An Indian name commonly meaning dawn, first light, or sunrise.
Ahana is most often linked to Sanskrit and modern Indian naming traditions. It is commonly glossed as “first rays of the sun,” “dawn,” or “inner light,” though exact derivations can vary depending on the interpretive tradition behind the name. In that sense, Ahana belongs to a large family of South Asian names drawn from natural beauty, sacred imagery, and poetic concepts rather than from a single biblical or classical figure.
Its sound is gentle, but its imagery is expansive: morning light, renewal, awakening. The name gained wider use in modern India and among the global South Asian diaspora, especially as parents looked for names that felt rooted in Sanskritic culture while remaining easy to pronounce internationally. Ahana benefited from that balance.

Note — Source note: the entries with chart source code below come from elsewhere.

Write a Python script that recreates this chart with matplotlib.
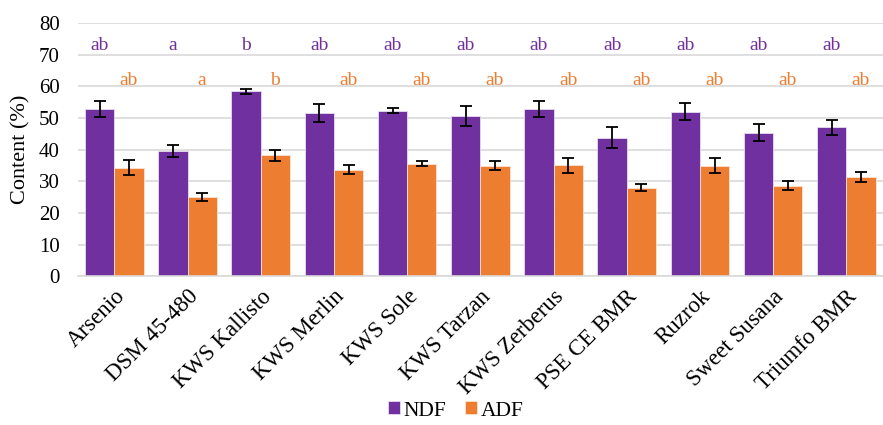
import numpy as np
import matplotlib.pyplot as plt

plt.rcParams['font.family'] = ['Liberation Serif', 'DejaVu Serif']

varieties = ["Arsenio", "DSM 45-480", "KWS Kallisto", "KWS Merlin", "KWS Sole",
             "KWS Tarzan", "KWS Zerberus", "PSE CE BMR", "Ruzrok", "Sweet Susana",
             "Triumfo BMR"]
ndf = [52.8, 39.5, 58.4, 51.5, 52.3, 50.6, 52.9, 43.8, 52.0, 45.4, 47.0]
ndf_err = [2.5, 1.9, 0.8, 2.9, 0.8, 3.2, 2.5, 3.3, 2.7, 2.7, 2.5]
adf = [34.3, 25.0, 38.2, 33.7, 35.6, 34.9, 35.0, 27.9, 34.9, 28.6, 31.4]
adf_err = [2.3, 1.3, 1.8, 1.3, 0.7, 1.4, 2.4, 1.1, 2.3, 1.5, 1.6]
ndf_letters = ["ab", "a", "b", "ab", "ab", "ab", "ab", "ab", "ab", "ab", "ab"]
adf_letters = ["ab", "a", "b", "ab", "ab", "ab", "ab", "ab", "ab", "ab", "ab"]

purple = "#7030A0"
orange = "#ED7D31"

fig, ax = plt.subplots(figsize=(8.83, 4.25), dpi=100)
fig.subplots_adjust(left=0.088, right=1.0, top=0.946, bottom=0.35)

x = np.arange(len(varieties))
w = 0.4
err_kw = dict(ecolor="black", elinewidth=1.3, capsize=4, capthick=1.3)
ax.bar(x - w / 2, ndf, w, yerr=ndf_err, color=purple, edgecolor="#e8ddf0",
       linewidth=0.6, label="NDF", error_kw=err_kw, zorder=2)
ax.bar(x + w / 2, adf, w, yerr=adf_err, color=orange, edgecolor="#fbe3d3",
       linewidth=0.6, label="ADF", error_kw=err_kw, zorder=2)

# significance letters above each series
for i in range(len(varieties)):
    ax.text(x[i] - w / 2, 73.0, ndf_letters[i], color=purple, ha="center",
            va="center", fontsize=14)
    ax.text(x[i] + w / 2, 61.7, adf_letters[i], color=orange, ha="center",
            va="center", fontsize=14)

ax.set_xlim(-0.5, len(varieties) - 0.5)
ax.set_ylim(0, 80)
ax.set_yticks(range(0, 81, 10))
ax.yaxis.grid(True, color="#d9d9d9", linewidth=1.2, zorder=0)
ax.set_axisbelow(True)
for s in ["top", "right", "left"]:
    ax.spines[s].set_visible(False)
ax.spines["bottom"].set_color("#d9d9d9")
ax.spines["bottom"].set_linewidth(1.2)
ax.tick_params(axis="y", length=0, labelsize=15, pad=13)
ax.tick_params(axis="x", length=0, labelsize=16.5, pad=7)
ax.set_xticks(x)
ax.set_xticklabels(varieties, rotation=45, ha="right", rotation_mode="anchor")
ax.set_ylabel("Content (%)", fontsize=16, labelpad=6)

fig.legend(loc="lower center", ncol=2, frameon=False, fontsize=15.5,
           handlelength=0.55, handleheight=0.55, handletextpad=0.15,
           columnspacing=0.9, bbox_to_anchor=(0.516, -0.035))

fig.savefig("out.png", dpi=100)
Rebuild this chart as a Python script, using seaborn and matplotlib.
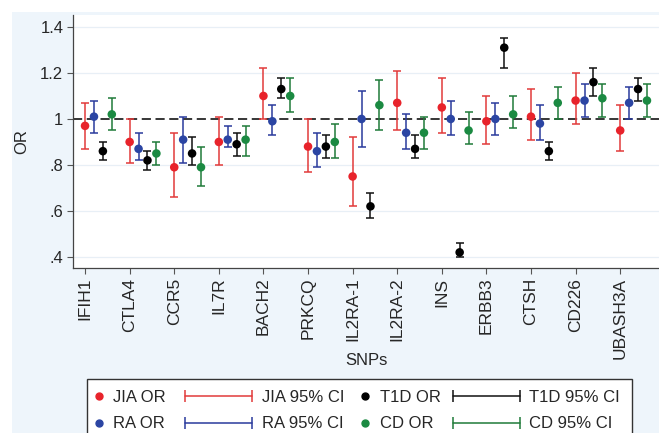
import numpy as np
import pandas as pd
import seaborn as sns
import matplotlib.pyplot as plt
from matplotlib.lines import Line2D
from matplotlib.patches import Rectangle
from matplotlib.legend_handler import HandlerLine2D

# values
snps = ["IFIH1", "CTLA4", "CCR5", "IL7R", "BACH2", "PRKCQ", "IL2RA-1",
        "IL2RA-2", "INS", "ERBB3", "CTSH", "CD226", "UBASH3A"]

jia_or = [0.97, 0.90, 0.79, 0.90, 1.10, 0.88, 0.75, 1.07, 1.05, 0.99, 1.01, 1.08, 0.95]
jia_lo = [0.87, 0.81, 0.66, 0.80, 1.00, 0.77, 0.62, 0.95, 0.94, 0.89, 0.91, 0.98, 0.86]
jia_hi = [1.07, 1.00, 0.94, 1.01, 1.22, 1.00, 0.92, 1.21, 1.18, 1.10, 1.13, 1.20, 1.06]

ra_or = [1.01, 0.87, 0.91, 0.91, 0.99, 0.86, 1.00, 0.94, 1.00, 1.00, 0.98, 1.08, 1.07]
ra_lo = [0.94, 0.82, 0.81, 0.88, 0.93, 0.79, 0.88, 0.87, 0.93, 0.93, 0.91, 1.01, 1.00]
ra_hi = [1.08, 0.94, 1.01, 0.97, 1.06, 0.94, 1.12, 1.02, 1.08, 1.07, 1.06, 1.15, 1.14]

t1d_or = [0.86, 0.82, 0.85, 0.89, 1.13, 0.88, 0.62, 0.87, 0.42, 1.31, 0.86, 1.16, 1.13]
t1d_lo = [0.82, 0.78, 0.80, 0.84, 1.09, 0.83, 0.57, 0.83, 0.40, 1.22, 0.82, 1.10, 1.08]
t1d_hi = [0.90, 0.86, 0.92, 0.94, 1.18, 0.93, 0.68, 0.93, 0.46, 1.35, 0.90, 1.22, 1.18]

cd_or = [1.02, 0.85, 0.79, 0.91, 1.10, 0.90, 1.06, 0.94, 0.95, 1.02, 1.07, 1.09, 1.08]
cd_lo = [0.95, 0.80, 0.71, 0.84, 1.03, 0.83, 0.95, 0.87, 0.89, 0.96, 1.00, 1.01, 1.01]
cd_hi = [1.09, 0.90, 0.88, 0.97, 1.18, 0.98, 1.17, 1.01, 1.03, 1.10, 1.14, 1.15, 1.15]

studies = ["JIA", "RA", "T1D", "CD"]
dot_colors = {"JIA": "#e8232b", "RA": "#2b45a3", "T1D": "#000000", "CD": "#1b8a42"}
bar_colors = {"JIA": "#e23a3a", "RA": "#2a3a9c", "T1D": "#111111", "CD": "#1f7a39"}
offsets = {"JIA": 0.0, "RA": 0.2, "T1D": 0.4, "CD": 0.6}

series = {
    "JIA": (jia_or, jia_lo, jia_hi),
    "RA": (ra_or, ra_lo, ra_hi),
    "T1D": (t1d_or, t1d_lo, t1d_hi),
    "CD": (cd_or, cd_lo, cd_hi),
}

rows = []
for st in studies:
    o, lo, hi = series[st]
    for i, snp in enumerate(snps):
        rows.append({"snp": snp, "study": st, "pos": i + offsets[st],
                     "OR": o[i], "lo": lo[i], "hi": hi[i]})
df = pd.DataFrame(rows)

sns.set_style("white")
plt.rcParams["font.family"] = ["Liberation Sans", "DejaVu Sans"]

W, H = 659, 433
fig = plt.figure(figsize=(W / 100, H / 100), dpi=100)
fig.patch.set_facecolor("white")
fig.patches.append(Rectangle((12 / W, 0), 1, (H - 12) / H, transform=fig.transFigure,
                             facecolor="#eef5fb", edgecolor="none", zorder=-5))

ax = fig.add_axes([73 / W, 1 - 268 / H, (W - 73) / W, (268 - 15) / H])
ax.set_zorder(3)
ax.set_facecolor("white")

for yv in [0.4, 0.6, 0.8, 1.2, 1.4]:
    ax.axhline(yv, color="#e8eff6", lw=0.9, zorder=0)
ax.axhline(1.0, color="black", lw=1.1, ls=(0, (6, 3)), zorder=1)

for st in studies:
    d = df[df["study"] == st]
    ax.errorbar(d["pos"], d["OR"], yerr=[d["OR"] - d["lo"], d["hi"] - d["OR"]],
                fmt="none", ecolor=bar_colors[st], elinewidth=1.1,
                capsize=3.2, capthick=1.1, zorder=2)

sns.scatterplot(data=df, x="pos", y="OR", hue="study", palette=dot_colors,
                s=38, edgecolor="none", legend=False, zorder=3, ax=ax)

ax.set_xlim(-0.27, 12.87)
ax.set_ylim(0.352, 1.452)
ax.set_xticks(np.arange(len(snps)))
ax.set_xticklabels(snps, rotation=90, fontsize=12.5)
ax.set_yticks([0.4, 0.6, 0.8, 1.0, 1.2, 1.4])
ax.set_yticklabels([".4", ".6", ".8", "1", "1.2", "1.4"], fontsize=12)
ax.tick_params(axis="both", direction="out", length=4, width=0.8, color="#555555",
               bottom=True, left=True, pad=3)
ax.set_xlabel("SNPs", fontsize=12)
ax.xaxis.set_label_coords(0.5, -0.335)
ax.set_ylabel("OR", fontsize=12, labelpad=8)
for side in ["top", "right"]:
    ax.spines[side].set_visible(False)
for side in ["left", "bottom"]:
    ax.spines[side].set_color("#444444")
    ax.spines[side].set_linewidth(0.9)

# legend: frame plus four columns
fig.patches.append(Rectangle((87 / W, 1 - 445 / H), (632 - 87) / W, (445 - 379) / H,
                             transform=fig.transFigure, facecolor="white",
                             edgecolor="#333333", lw=1.0, zorder=1))


def dot(st):
    return Line2D([], [], color=dot_colors[st], marker="o", ls="none", markersize=5)


def bar(st):
    return Line2D([], [], color=bar_colors[st], marker="|", markersize=8,
                  markeredgewidth=1.1, lw=1.1)


columns = [
    (93, [dot("JIA"), dot("RA")], ["JIA OR", "RA OR"], 0.7, 0.5, 1),
    (185, [bar("JIA"), bar("RA")], ["JIA 95% CI", "RA 95% CI"], 4.0, 0.6, 2),
    (359, [dot("T1D"), dot("CD")], ["T1D OR", "CD OR"], 0.7, 0.55, 1),
    (453, [bar("T1D"), bar("CD")], ["T1D 95% CI", "CD 95% CI"], 4.0, 0.55, 2),
]
for x0, hs, labs, hl, tp, npts in columns:
    leg = fig.legend(hs, labs, loc="upper left", bbox_to_anchor=(x0 / W, 1 - 390 / H),
                     frameon=False, fontsize=12, handlelength=hl, handletextpad=tp,
                     borderpad=0, borderaxespad=0, labelspacing=0.68,
                     handler_map={Line2D: HandlerLine2D(numpoints=npts, marker_pad=0)})
    leg.set_zorder(2)

fig.savefig("out.png", dpi=100)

It is unmistakably Indian in flavor, yet globally accessible in sound. Although it does not rest on the fame of one defining historical bearer, it appears in contemporary literature, media, and public life often enough to feel established. The association with dawn has also made it attractive in a literary sense, since dawn imagery in South Asian poetry and devotional writing often suggests hope, grace, and revelation.
Over time, Ahana has come to be perceived as elegant, modern, and luminous. It feels traditional in spirit even when its popularity is relatively recent, because its symbolism is old. In a naming landscape where many parents seek both heritage and freshness, Ahana offers both.
Its cultural power lies less in dynastic history than in metaphor: it sounds like a beginning. That may be why it has traveled so well across regions and generations, carrying with it the idea of light arriving softly, but with certainty.